Snatched bodies aside, the downing of so many drug lords is a success for Felipe Calderón, whose presidency will end on December 1st. The Gulf “cartel”, one of the region’s oldest and most powerful mafias, has been virtually wiped out. (Its boss, Jorge Costilla, was arrested last month.) The Beltrán Leyva organisation, once so formidable that it infiltrated the attorney-general’s office, is all but gone. The Zetas have been hurt by a series of arrests this year. Even Sinaloa, the strongest and canniest group, has lost important members.
What is it good for?
Despite it all, the murder rate is nearly twice as high as it was when Mr Calderón took office six years ago. In some cases the capture of kingpins has led to feuds among their deputies, fuelling the violence. Mr Calderón admits that the fall of Mr Lazcano might not immediately calm things down, though he says he expects a “period of stabilisation” to follow a “readjustment of the criminal organisations”.

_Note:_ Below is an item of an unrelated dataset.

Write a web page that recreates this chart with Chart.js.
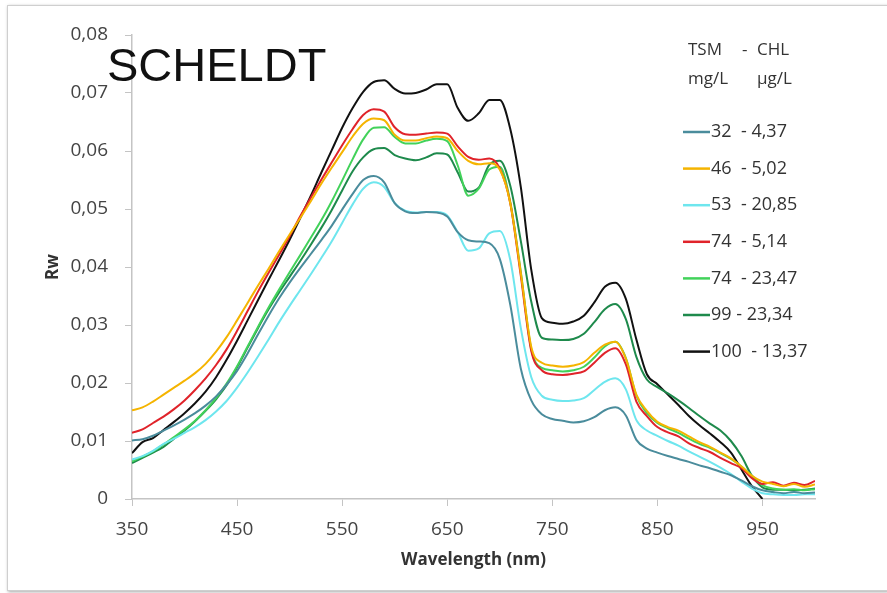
<!DOCTYPE html>
<html>
<head>
<meta charset="utf-8">
<script src="https://cdn.jsdelivr.net/npm/chart.js@4.4.1/dist/chart.umd.min.js"></script>
<style>
  html, body { margin: 0; padding: 0; background: #fff; }
  #wrap { position: relative; width: 887px; height: 593px; }
  #frame {
    position: absolute; left: 7px; top: 5px; width: 879px; height: 584px;
    border: 1px solid #cfcfcf; box-shadow: 1px 1px 3px rgba(0,0,0,0.35);
    pointer-events: none;
  }
</style>
</head>
<body>
<div id="wrap">
  <canvas id="rwChart" width="887" height="593"></canvas>
  <div id="frame"></div>
</div>
<script>
// wavelength grid (nm)
const wavelengths = [350, 360, 370, 380, 390, 400, 410, 420, 430, 440, 450, 460, 470, 480, 490, 500,
  510, 520, 530, 540, 550, 560, 570, 580, 590, 600, 610, 620, 630, 640, 650, 660, 670, 680, 690, 700,
  710, 720, 730, 740, 750, 760, 770, 780, 790, 800, 810, 820, 830, 840, 850, 860, 870, 880, 890, 900,
  910, 920, 930, 940, 950, 960, 970, 980, 990, 1000];

const xTicks = [350, 450, 550, 650, 750, 850, 950];

// TSM (mg/L) - CHL (µg/L) per sample
const sampleLabels = ['32  - 4,37', '46  - 5,02', '53  - 20,85', '74  - 5,14', '74  - 23,47', '99 - 23,34', '100  - 13,37'];

const rw32 = [.0101, .0103, .0109, .0118, .0127, .0137, .0148, .0161, .0177, .0197, .0221, .0251, .0284, .0316, .0346, .0373,
  .0398, .0422, .0446, .0471, .0499, .0526, .0550, .0557, .0546, .0510, .0496, .0493, .0495, .0494, .0487, .0460, .0446, .0444, .0441, .0414,
  .0335, .0225, .0170, .0146, .0138, .0135, .0132, .0134, .0141, .0153, .0158, .0144, .0102, .0087, .0080, .0074, .0069, .0064, .0058, .0053,
  .0047, .0041, .0032, .0022, .0015, .0012, .0010, .0012, .0010, .0011];

const rw46 = [.0153, .0158, .0168, .0180, .0192, .0204, .0217, .0233, .0254, .0279, .0308, .0338, .0368, .0397, .0427, .0456,
  .0484, .0513, .0543, .0571, .0598, .0625, .0647, .0656, .0653, .0628, .0618, .0618, .0622, .0625, .0622, .0600, .0583, .0577, .0579, .0568,
  .0510, .0390, .0262, .0235, .0230, .0228, .0230, .0236, .0252, .0266, .0271, .0242, .0180, .0152, .0133, .0124, .0118, .0108, .0098, .0090,
  .0080, .0070, .0056, .0040, .0030, .0026, .0022, .0026, .0021, .0025];

const rw53 = [.0068, .0074, .0083, .0095, .0104, .0114, .0124, .0136, .0151, .0169, .0192, .0218, .0246, .0275, .0305, .0333,
  .0360, .0387, .0415, .0444, .0476, .0508, .0535, .0546, .0538, .0510, .0497, .0494, .0495, .0495, .0489, .0460, .0428, .0432, .0458, .0462,
  .0412, .0295, .0210, .0178, .0171, .0169, .0170, .0174, .0188, .0202, .0208, .0189, .0136, .0118, .0109, .0100, .0092, .0082, .0073, .0064,
  .0054, .0043, .0030, .0018, .0010, .0008, .0007, .0007, .0008, .0008];

const rw74a = [.0114, .0120, .0131, .0142, .0155, .0170, .0188, .0208, .0231, .0258, .0290, .0324, .0358, .0390, .0421, .0453,
  .0487, .0519, .0550, .0580, .0610, .0638, .0662, .0672, .0668, .0641, .0629, .0628, .0630, .0632, .0630, .0608, .0590, .0585, .0587, .0570,
  .0510, .0385, .0255, .0222, .0215, .0214, .0216, .0220, .0235, .0252, .0260, .0232, .0168, .0143, .0124, .0115, .0108, .0096, .0088, .0081,
  .0071, .0062, .0053, .0036, .0026, .0029, .0023, .0028, .0024, .0031];

const rw74b = [.0065, .0073, .0082, .0094, .0107, .0120, .0135, .0153, .0174, .0199, .0229, .0263, .0297, .0330, .0361, .0391,
  .0420, .0450, .0480, .0513, .0549, .0586, .0620, .0640, .0641, .0624, .0613, .0613, .0618, .0621, .0617, .0575, .0523, .0535, .0568, .0573,
  .0512, .0392, .0258, .0226, .0222, .0220, .0222, .0228, .0244, .0263, .0271, .0243, .0178, .0148, .0131, .0122, .0114, .0104, .0095, .0088,
  .0079, .0069, .0056, .0040, .0024, .0018, .0016, .0017, .0015, .0017];

const rw99 = [.0062, .0071, .0080, .0090, .0104, .0118, .0134, .0152, .0172, .0196, .0227, .0261, .0295, .0327, .0356, .0383,
  .0410, .0438, .0467, .0498, .0532, .0565, .0589, .0603, .0605, .0593, .0587, .0584, .0589, .0596, .0594, .0563, .0530, .0537, .0576, .0583,
  .0540, .0445, .0340, .0278, .0275, .0274, .0276, .0285, .0305, .0327, .0336, .0310, .0245, .0206, .0193, .0182, .0170, .0157, .0143, .0130,
  .0118, .0100, .0074, .0040, .0020, .0016, .0016, .0015, .0016, .0018];

const rw100 = [.0079, .0098, .0105, .0119, .0133, .0148, .0165, .0185, .0210, .0240, .0273, .0308, .0343, .0378, .0412, .0447,
  .0484, .0522, .0562, .0601, .0640, .0674, .0702, .0719, .0722, .0707, .0699, .0700, .0706, .0715, .0715, .0674, .0652, .0665, .0688, .0688,
  .0638, .0538, .0395, .0312, .0304, .0302, .0306, .0316, .0339, .0366, .0373, .0345, .0275, .0215, .0198, .0180, .0162, .0143, .0127, .0113,
  .0098, .0080, .0051, .0022, .0000, null, null, null, null, null];

const series = [rw32, rw46, rw53, rw74a, rw74b, rw99, rw100];
const colors = ['#4a8c9c', '#f5b400', '#6ee6ee', '#e0232a', '#42d25a', '#1e8a4c', '#111111'];

const datasets = series.map((vals, i) => ({
    label: sampleLabels[i],
    data: wavelengths.map((w, j) => ({ x: w, y: vals[j] })),
    borderColor: colors[i],
    backgroundColor: colors[i],
    borderWidth: 2,
    pointRadius: 0,
    cubicInterpolationMode: 'monotone',
    spanGaps: false,
    fill: false
}));

const axisGray = '#c4c4c4';
const textGray = '#444';

// legend block on the right plus the SCHELDT caption
const sideLegend = {
    id: 'sideLegend',
    afterDraw(chart) {
        const ctx = chart.ctx;
        ctx.save();
        ctx.fillStyle = '#333';
        ctx.font = '17px "Open Sans"';
        ctx.textBaseline = 'middle';
        ctx.fillText('TSM', 688, 50);
        ctx.fillText('-', 742, 50);
        ctx.fillText('CHL', 757, 50);
        ctx.fillText('mg/L', 688, 79);
        ctx.fillText('µg/L', 757, 79);

        ctx.font = '18px "Open Sans"';
        chart.data.datasets.forEach((ds, i) => {
            const y = 132 + i * 36.6;
            ctx.strokeStyle = ds.borderColor;
            ctx.lineWidth = 2.5;
            ctx.beginPath();
            ctx.moveTo(683, y);
            ctx.lineTo(710, y);
            ctx.stroke();
            ctx.fillStyle = '#333';
            ctx.fillText(ds.label, 711, y);
        });

        ctx.fillStyle = '#111';
        ctx.font = '47px "Liberation Sans"';
        ctx.textBaseline = 'alphabetic';
        ctx.fillText('SCHELDT', 107, 81);
        ctx.restore();
    }
};

new Chart(document.getElementById('rwChart').getContext('2d'), {
    type: 'line',
    data: { datasets: datasets },
    options: {
        responsive: false,
        animation: false,
        devicePixelRatio: 1,
        layout: { padding: { left: 0, top: 35, right: 72, bottom: 0 } },
        plugins: {
            legend: { display: false },
            tooltip: { enabled: false }
        },
        scales: {
            x: {
                type: 'linear',
                min: 350,
                max: 1000,
                afterBuildTicks: s => { s.ticks = xTicks.map(v => ({ value: v })); },
                afterFit: s => { s.height = 94; },
                grid: { drawOnChartArea: false, drawTicks: true, tickLength: 7, color: axisGray },
                border: { display: true, color: axisGray, width: 1.5 },
                ticks: {
                    padding: 12,
                    color: textGray,
                    font: { family: 'Open Sans', size: 19 },
                    callback: v => String(v)
                },
                title: {
                    display: true,
                    text: 'Wavelength (nm)',
                    color: '#333',
                    font: { family: 'Open Sans', size: 17, weight: 'bold' },
                    padding: { top: 0, bottom: 23 }
                }
            },
            y: {
                min: 0,
                max: 0.08,
                afterFit: s => { s.width = 132; },
                grid: { drawOnChartArea: false, drawTicks: true, tickLength: 7, color: axisGray },
                border: { display: true, color: axisGray, width: 1.5 },
                ticks: {
                    stepSize: 0.01,
                    padding: 17,
                    color: textGray,
                    font: { family: 'Open Sans', size: 19 },
                    callback: v => Math.abs(v) < 1e-9 ? '0' : v.toFixed(2).replace('.', ',')
                },
                title: {
                    display: true,
                    text: 'Rw',
                    color: '#333',
                    font: { family: 'Open Sans', size: 17, weight: 'bold' },
                    padding: { top: 43, bottom: 0 }
                }
            }
        }
    },
    plugins: [sideLegend]
});
</script>
</body>
</html>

But when? It is nearly three years since the killing of Arturo Beltrán Leyva, and his old fiefs of Guerrero and Morelos now see 60% and 180% more murders than they did when he was alive. “It is precisely because there has not been an authority to replace that hegemony,” Mr Calderón says. “If a cartel is weakened and made vulnerable, as the Beltrán Leyvas were, but there is no authority to assume the roles of leadership and enforcement, clearly that prolongs the situation.” The blame, he implies, lies with state and local governments. “I would like nothing more than to be mayor of Acapulco [in Guerrero] as well…but the truth is that there is a local government and there is a governor of Guerrero, who between them have 5,000 police, and the desirable thing is that those police work. And while that doesn’t happen, well, evidently a process of instability will continue.”
A national vetting scheme has weeded out some of the worst police. But so far 10 of the 31 states (including Guerrero) have not evaluated even half their forces. The federal police, by no means completely clean, enjoy greater public confidence: 55% think they do a decent job, versus 42% for state police and 36% for local police. Enrique Peña Nieto, the president-elect, has promised to swell the federal police’s ranks by drafting in 40,000 soldiers.
Some individual captures do seem to have helped. José Antonio Acosta, who has admitted to planning hundreds of killings for the Juárez gang in Chihuahua, was arrested in 2011. So far this year murders in the state have fallen by about a third. The removal of bloodthirsty lieutenants such as Mr Acosta may be less destabilising than the falls of capos. “If you’re taking out the middle layer, the risk of succession fights might be diminished,” says Alejandro Hope of IMCO, a think-tank. The recent captures of various mid-ranking Zetas, such as “El Lucky” and “the Squirrel”, might limit the infighting following the death of their leader.
Mexico’s national murder rate has fallen by 8% this year, the first decline since drug-related violence took off in 2008. Mr Peña, who vowed to lead a “government that keeps its promises” during his campaign, says he aims to reduce it by half during his six-year tenure. (He will take last year’s rate as the base, giving him a small head start.) That is an ambitious goal. But as the dwindling most-wanted list shows, unlikely targets can sometimes be hit.